Inman

Good son of U.S. economy

Wow, sometimes it feels like the weight of the global economy is on the shoulders of the real estate industry.

Today, the U.S. Commerce Department reported the number of residential buildings under way dropped to a seasonally adjusted annual rate of 1.9 million units, representing a 7.9 percent skid from December’s 2.07 million units. Instantly, Wall Street got the heebie-jeebies. The stock market slipped, and experts began worrying about the real estate market’s health.
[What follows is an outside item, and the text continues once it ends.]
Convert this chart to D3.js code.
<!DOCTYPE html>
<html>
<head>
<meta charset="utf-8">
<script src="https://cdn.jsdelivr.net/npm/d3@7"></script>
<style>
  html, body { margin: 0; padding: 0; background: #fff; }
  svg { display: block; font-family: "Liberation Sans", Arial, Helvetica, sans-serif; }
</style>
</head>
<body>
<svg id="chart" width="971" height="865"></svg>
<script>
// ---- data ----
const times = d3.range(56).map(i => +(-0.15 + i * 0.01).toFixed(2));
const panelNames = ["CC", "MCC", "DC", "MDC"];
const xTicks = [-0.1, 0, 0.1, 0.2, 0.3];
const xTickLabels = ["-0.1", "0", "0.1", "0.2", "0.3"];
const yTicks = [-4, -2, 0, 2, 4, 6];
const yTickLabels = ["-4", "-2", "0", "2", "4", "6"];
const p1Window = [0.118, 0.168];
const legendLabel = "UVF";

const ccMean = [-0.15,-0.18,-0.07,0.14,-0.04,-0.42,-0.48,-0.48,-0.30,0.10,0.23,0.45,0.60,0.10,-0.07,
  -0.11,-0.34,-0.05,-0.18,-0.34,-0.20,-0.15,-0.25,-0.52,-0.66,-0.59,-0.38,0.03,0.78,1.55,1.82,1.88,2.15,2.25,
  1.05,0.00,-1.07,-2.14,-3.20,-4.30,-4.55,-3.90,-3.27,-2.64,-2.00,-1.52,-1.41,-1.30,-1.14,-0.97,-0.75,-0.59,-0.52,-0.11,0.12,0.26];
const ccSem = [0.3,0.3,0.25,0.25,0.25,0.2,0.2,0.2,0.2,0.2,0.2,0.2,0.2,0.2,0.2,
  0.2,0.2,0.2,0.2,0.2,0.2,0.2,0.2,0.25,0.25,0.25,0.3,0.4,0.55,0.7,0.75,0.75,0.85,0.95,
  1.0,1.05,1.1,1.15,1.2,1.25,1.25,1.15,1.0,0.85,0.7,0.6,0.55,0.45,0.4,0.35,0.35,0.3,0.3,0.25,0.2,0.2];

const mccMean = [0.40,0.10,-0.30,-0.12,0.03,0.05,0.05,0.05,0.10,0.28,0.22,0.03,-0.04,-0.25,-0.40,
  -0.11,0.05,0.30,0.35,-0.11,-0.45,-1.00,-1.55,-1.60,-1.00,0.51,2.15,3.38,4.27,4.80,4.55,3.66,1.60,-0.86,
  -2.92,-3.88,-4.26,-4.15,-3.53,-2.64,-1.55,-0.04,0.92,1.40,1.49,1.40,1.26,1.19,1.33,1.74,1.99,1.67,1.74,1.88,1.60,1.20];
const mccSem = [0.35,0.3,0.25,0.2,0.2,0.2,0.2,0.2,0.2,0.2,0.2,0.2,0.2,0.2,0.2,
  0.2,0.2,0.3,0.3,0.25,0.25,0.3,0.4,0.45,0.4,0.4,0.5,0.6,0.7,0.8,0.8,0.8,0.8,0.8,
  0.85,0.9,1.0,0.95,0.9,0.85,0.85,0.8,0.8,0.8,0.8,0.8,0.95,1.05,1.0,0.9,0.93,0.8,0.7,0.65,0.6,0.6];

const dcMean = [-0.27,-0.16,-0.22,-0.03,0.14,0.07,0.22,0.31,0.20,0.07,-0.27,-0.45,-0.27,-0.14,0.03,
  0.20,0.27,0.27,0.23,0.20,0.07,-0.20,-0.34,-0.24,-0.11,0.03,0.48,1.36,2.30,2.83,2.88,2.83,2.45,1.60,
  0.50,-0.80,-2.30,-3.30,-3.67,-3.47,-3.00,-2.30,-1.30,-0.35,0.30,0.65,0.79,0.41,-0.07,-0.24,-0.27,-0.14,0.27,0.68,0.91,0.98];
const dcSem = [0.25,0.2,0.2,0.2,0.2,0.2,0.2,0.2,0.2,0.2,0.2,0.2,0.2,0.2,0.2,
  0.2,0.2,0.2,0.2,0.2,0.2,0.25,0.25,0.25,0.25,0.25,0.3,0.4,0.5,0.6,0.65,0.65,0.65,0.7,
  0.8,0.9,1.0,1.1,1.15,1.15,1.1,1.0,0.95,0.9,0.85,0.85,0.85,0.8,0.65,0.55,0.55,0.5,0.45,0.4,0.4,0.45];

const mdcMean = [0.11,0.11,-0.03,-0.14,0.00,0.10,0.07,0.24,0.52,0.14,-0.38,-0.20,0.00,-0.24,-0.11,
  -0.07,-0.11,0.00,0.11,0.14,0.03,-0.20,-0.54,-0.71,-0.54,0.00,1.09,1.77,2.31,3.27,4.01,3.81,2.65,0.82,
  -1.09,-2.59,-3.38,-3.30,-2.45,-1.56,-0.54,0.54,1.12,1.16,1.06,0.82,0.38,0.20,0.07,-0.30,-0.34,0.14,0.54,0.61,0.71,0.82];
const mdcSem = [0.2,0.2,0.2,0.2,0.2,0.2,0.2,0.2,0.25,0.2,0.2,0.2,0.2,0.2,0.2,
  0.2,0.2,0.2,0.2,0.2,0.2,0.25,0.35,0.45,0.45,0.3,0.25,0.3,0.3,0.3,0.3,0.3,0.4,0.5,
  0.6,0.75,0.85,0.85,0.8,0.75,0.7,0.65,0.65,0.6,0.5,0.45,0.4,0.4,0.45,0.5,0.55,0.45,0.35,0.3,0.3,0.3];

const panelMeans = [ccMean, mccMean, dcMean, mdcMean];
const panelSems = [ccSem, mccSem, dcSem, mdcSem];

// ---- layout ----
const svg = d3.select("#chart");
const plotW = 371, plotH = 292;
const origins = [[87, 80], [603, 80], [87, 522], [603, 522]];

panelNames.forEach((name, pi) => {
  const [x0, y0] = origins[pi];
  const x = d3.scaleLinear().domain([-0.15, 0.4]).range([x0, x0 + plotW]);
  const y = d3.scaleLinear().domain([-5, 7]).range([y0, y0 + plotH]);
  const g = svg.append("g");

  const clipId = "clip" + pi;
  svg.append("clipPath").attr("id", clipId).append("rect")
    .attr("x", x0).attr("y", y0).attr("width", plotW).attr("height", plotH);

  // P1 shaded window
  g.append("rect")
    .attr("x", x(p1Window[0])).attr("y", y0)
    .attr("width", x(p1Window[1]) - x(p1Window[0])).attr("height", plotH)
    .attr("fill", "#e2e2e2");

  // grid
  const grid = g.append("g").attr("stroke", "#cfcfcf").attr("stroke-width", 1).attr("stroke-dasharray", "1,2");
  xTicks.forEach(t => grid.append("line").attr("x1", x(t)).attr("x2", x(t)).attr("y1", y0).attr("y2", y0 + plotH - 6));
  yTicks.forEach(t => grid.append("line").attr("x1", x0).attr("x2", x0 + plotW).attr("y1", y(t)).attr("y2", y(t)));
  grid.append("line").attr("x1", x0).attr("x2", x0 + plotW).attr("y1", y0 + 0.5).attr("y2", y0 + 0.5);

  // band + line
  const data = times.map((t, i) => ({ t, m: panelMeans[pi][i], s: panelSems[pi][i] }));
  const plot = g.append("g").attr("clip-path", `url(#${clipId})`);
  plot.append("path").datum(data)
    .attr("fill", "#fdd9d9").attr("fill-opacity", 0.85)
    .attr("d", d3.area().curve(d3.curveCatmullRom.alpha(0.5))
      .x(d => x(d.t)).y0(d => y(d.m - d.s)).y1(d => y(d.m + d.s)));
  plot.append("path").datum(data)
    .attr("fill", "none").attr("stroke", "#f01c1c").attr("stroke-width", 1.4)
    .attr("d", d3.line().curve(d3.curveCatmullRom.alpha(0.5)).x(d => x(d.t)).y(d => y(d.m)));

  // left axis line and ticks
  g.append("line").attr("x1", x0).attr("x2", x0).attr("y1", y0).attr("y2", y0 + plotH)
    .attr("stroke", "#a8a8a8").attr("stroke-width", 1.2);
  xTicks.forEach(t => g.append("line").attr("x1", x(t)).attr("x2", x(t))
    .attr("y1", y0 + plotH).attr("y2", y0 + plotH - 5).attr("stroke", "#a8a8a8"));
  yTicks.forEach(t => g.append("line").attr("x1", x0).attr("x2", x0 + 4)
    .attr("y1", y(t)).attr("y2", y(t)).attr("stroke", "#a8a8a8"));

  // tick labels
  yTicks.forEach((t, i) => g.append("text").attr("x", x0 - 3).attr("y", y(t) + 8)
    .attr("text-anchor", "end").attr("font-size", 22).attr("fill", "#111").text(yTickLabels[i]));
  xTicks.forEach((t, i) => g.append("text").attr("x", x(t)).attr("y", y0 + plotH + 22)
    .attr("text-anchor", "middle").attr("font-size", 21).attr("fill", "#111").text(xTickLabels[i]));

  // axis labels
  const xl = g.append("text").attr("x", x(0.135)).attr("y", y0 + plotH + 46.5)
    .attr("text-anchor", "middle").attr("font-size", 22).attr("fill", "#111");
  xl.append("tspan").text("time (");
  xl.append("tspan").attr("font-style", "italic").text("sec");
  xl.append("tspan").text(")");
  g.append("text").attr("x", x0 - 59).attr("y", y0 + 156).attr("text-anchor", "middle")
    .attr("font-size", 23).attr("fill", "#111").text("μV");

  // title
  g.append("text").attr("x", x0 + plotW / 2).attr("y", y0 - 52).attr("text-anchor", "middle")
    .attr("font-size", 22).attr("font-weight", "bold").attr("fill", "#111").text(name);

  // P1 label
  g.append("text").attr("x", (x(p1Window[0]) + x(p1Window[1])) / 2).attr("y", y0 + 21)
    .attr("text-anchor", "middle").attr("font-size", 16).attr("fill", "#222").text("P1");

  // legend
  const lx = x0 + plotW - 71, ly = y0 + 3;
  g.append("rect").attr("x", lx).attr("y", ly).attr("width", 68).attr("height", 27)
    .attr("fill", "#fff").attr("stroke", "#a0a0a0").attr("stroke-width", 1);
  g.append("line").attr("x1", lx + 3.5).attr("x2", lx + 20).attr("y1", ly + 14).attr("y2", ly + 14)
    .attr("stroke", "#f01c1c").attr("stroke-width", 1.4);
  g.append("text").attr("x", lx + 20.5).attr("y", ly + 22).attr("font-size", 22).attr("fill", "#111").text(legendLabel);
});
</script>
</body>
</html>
Enough already. It is time for other sectors of the economy to get their act together. We feel like the promising son, who goes to college, gets a good job, starts a family and must support his drunken brother, laid-off dad and depressed mother.

Hey manufacturing, get off your butt and stop complaining about China. You tech kids, get sober and get a job. You had too many all-night parties in the late-1990s and now you cannot get out of bed. You’re still in your pajamas watching re-runs of movies about option bonanzas gone awry. Get up, get a life, take some action and start innovating again.
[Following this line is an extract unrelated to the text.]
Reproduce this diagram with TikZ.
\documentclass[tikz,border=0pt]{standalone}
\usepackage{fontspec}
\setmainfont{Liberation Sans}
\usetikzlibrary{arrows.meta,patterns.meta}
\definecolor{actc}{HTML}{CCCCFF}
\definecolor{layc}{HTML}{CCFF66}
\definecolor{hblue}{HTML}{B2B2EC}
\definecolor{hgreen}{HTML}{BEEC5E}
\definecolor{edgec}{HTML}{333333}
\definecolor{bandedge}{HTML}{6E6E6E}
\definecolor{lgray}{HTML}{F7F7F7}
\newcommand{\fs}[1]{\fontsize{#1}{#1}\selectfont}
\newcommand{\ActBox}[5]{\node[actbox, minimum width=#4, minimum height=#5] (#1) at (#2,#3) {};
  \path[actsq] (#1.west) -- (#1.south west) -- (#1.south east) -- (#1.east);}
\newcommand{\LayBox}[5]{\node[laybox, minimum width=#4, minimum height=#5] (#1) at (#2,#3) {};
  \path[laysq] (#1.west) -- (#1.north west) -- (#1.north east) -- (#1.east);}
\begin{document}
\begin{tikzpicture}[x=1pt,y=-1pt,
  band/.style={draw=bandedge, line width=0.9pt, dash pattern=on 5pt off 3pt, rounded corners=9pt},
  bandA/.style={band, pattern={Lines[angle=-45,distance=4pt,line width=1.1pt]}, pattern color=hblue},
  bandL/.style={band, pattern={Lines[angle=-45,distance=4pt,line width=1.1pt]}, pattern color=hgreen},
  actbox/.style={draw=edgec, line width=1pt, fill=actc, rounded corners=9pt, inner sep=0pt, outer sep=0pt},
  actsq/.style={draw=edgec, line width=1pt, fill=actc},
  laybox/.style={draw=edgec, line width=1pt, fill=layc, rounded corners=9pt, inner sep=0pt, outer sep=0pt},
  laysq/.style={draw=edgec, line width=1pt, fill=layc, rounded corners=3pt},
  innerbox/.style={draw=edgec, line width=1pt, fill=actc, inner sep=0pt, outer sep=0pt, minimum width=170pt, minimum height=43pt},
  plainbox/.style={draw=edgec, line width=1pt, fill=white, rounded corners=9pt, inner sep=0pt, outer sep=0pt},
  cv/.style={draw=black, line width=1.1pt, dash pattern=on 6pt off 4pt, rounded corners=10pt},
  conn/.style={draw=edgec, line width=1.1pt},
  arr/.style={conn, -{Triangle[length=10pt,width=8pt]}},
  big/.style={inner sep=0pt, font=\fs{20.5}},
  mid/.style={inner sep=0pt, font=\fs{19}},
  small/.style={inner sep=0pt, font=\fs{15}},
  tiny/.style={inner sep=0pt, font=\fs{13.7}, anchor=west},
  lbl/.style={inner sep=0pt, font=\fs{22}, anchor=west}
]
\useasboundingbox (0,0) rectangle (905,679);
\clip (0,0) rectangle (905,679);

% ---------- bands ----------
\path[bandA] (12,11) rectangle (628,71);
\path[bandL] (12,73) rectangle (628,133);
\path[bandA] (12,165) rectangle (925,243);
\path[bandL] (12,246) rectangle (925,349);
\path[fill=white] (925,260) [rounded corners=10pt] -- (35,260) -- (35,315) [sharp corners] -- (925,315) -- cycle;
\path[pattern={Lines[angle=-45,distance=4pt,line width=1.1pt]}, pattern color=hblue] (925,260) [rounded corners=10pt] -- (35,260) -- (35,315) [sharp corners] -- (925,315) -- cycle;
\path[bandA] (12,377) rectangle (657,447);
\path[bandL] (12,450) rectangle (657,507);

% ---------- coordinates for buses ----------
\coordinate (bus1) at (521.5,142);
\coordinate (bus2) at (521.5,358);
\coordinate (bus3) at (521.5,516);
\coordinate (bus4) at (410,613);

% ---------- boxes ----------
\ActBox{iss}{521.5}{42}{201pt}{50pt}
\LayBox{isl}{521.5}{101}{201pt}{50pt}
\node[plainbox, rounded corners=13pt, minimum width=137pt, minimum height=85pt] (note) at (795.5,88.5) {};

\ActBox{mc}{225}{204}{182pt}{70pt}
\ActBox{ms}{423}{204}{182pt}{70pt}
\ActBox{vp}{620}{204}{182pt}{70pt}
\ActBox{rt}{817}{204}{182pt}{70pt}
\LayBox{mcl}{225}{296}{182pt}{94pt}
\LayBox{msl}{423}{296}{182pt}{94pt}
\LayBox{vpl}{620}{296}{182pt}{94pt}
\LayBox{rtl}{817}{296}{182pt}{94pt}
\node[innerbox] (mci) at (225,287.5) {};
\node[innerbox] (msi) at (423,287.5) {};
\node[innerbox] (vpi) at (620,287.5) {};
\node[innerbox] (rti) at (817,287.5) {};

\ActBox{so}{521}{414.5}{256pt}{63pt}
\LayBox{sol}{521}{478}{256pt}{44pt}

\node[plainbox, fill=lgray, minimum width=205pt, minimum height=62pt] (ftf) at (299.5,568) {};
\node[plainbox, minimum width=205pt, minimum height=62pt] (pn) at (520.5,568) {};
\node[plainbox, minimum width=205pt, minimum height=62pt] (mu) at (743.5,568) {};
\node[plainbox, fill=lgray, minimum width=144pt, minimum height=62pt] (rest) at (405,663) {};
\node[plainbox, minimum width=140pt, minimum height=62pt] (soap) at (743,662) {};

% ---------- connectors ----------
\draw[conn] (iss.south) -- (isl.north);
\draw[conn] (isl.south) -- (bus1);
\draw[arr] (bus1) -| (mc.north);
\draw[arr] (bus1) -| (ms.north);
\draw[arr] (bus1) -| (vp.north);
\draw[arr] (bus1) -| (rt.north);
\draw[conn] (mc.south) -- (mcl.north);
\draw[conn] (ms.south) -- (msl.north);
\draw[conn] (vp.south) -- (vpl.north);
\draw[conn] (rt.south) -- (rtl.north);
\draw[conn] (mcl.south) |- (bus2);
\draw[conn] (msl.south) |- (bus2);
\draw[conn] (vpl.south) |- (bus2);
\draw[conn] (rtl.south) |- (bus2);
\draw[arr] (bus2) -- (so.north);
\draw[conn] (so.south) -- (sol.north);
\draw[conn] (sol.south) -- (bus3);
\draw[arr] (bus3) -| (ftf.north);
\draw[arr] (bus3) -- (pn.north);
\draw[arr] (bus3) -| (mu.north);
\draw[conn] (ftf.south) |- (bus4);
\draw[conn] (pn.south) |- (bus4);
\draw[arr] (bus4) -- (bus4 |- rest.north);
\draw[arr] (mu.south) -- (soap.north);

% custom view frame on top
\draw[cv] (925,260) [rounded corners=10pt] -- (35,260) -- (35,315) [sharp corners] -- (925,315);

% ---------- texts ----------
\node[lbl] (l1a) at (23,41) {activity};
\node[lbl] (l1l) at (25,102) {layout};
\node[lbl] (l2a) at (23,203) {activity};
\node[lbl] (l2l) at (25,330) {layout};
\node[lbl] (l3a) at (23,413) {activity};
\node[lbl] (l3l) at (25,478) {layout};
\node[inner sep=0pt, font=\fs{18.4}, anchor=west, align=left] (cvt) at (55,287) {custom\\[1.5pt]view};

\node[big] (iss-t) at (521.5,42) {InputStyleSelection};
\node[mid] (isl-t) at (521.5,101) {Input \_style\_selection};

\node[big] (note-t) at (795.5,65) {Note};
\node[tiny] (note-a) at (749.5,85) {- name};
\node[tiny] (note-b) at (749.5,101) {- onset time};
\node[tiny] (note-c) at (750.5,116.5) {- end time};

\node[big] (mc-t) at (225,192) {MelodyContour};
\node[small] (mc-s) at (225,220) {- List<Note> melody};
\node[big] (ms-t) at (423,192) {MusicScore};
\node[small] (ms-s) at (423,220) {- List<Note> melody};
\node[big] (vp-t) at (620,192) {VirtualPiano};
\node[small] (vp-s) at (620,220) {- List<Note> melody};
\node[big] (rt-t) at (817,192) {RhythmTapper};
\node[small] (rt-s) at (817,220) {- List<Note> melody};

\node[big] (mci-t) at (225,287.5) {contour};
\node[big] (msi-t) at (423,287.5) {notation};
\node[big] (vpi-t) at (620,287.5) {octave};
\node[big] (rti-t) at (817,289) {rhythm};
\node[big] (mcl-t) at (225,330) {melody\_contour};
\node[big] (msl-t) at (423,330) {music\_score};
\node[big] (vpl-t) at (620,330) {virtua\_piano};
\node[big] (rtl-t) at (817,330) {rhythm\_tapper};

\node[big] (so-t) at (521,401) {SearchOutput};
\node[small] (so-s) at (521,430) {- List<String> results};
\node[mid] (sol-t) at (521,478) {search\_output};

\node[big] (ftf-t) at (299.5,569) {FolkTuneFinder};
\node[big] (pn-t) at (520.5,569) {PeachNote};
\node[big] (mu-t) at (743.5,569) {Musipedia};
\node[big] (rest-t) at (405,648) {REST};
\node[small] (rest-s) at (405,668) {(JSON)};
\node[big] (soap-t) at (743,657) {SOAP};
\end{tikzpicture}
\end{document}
And the agriculture sector, you guys get more subsidies than welfare moms in the 1980s. It is time that you started carrying your weight in this economy–dependency creates sloth. How many air-conditioned John Deere tractors do you really need?

Take a lesson from real estate: We peddle the American dream, a real product, not one made overseas. We take our subsidies responsibly, asking for more, but working hard to keep the realty bubble inflated so builders, Realtors and mortgage brokers can earn a healthy cut of every home sale.

We can no longer carry the weight of this family alone.